Toutefois, est apparue une autre distinction dans les biens communs qui n’est que sous jacente, latente dans les textes, mais qui a une certaine réalité : c’est la distinction du capital et des revenus.
Les revenus font partie de la communauté, mais leur régime les distingue souvent des biens communs en capital. Tout cela fait partie de la communauté, mais avec tout de même certaines différences de régime.
Sous ces réserves, les deux catégories essentielles sont homogènes : les biens communs et les propres.
Dès lors la question essentielle est de savoir comment opérer la discrimination entre les biens communs et les biens propres ? Quels sont les critères de répartition ?
On peut noter là aussi une évolution :
Dans le régime légal antérieur à 65, le critère d’appartenance à la communauté était double : il reposait à la fois sur la nature et sur l’origine des biens :
– Il reposait sur la nature des biens parce que les biens meubles tombaient toujours en communauté. C’était la nature de biens meuble qui les faisaient tomber ne communauté.

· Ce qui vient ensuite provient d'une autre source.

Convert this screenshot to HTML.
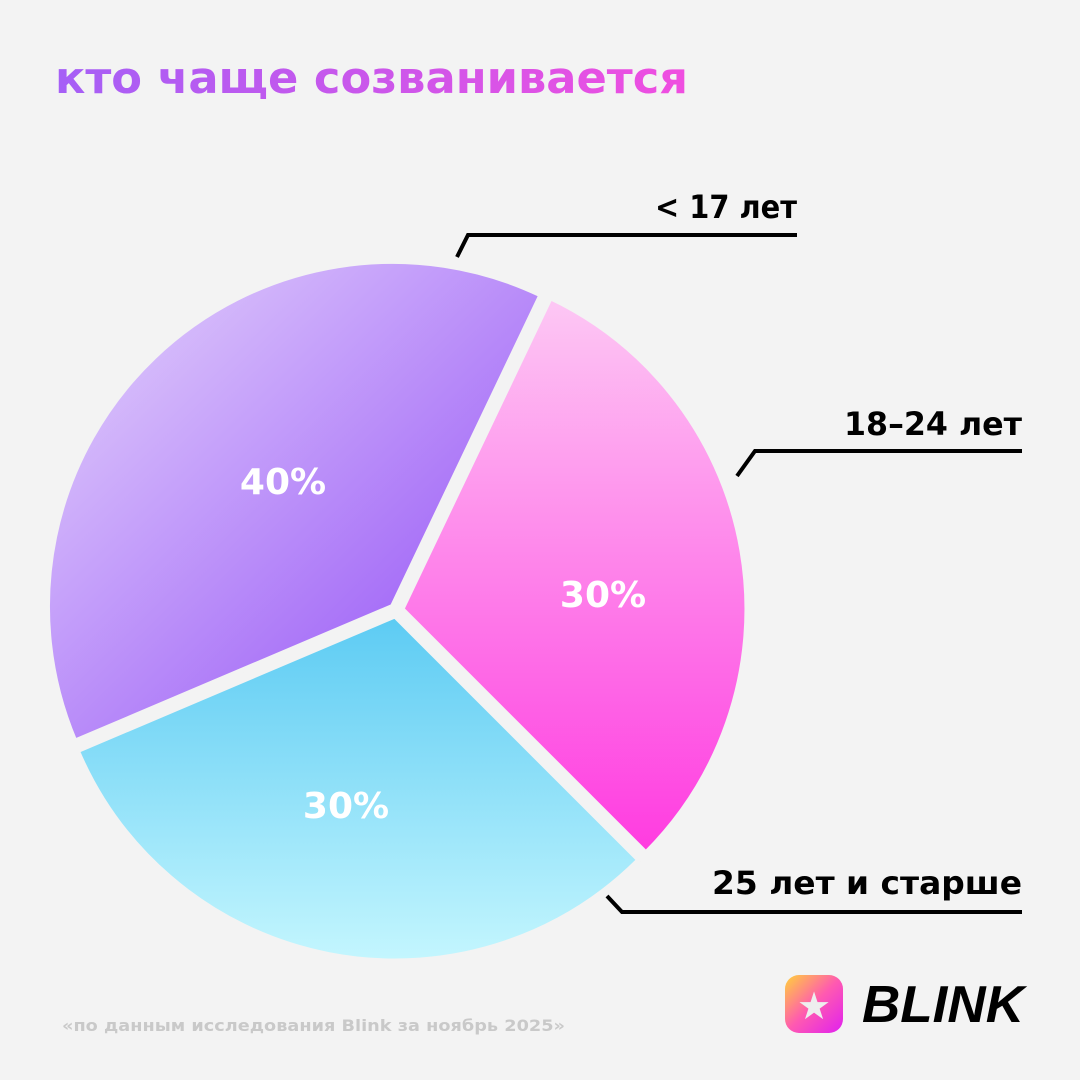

– En revanche pour les immeubles, leur origine, leur condition d’acquisition jouait un rôle important puisque les immeubles étaient communs, sauf s’ils étaient déjà la propriété des époux avant le mariage, ou s’ils les avaient recueillis par succession ou libéralité. Donc l’origine du bien avait une influence sur sa qualification.
La communauté aujourd’hui étant réduite aux acquêts par l’effet de la réforme, le seul critère de répartition qui subsiste est celui de l’origine du bien ou plus précisément les conditions de son acquisition, l’époque de son acquisition qui apparaît comme un élément décisif : pour savoir ce qu’est un bien commun, il faut donc déterminer ce qu’est un acquêt, ce que l’on entend pas le terme acquêt.
Nous étudierons cette difficulté dans un chapitre 1 sur la détermination des biens communs, qui reviendra à préciser la notion d’acquêt.
Dans un chapitre 2 par comparaison et contraste, on déterminera les biens propres. La détermination des biens propres.
Chapitre 3, on examinera plus brièvement comment sont réglées les questions de preuve. Quelle preuve apporter pour justifier de la nature propre ou commune d’un bien.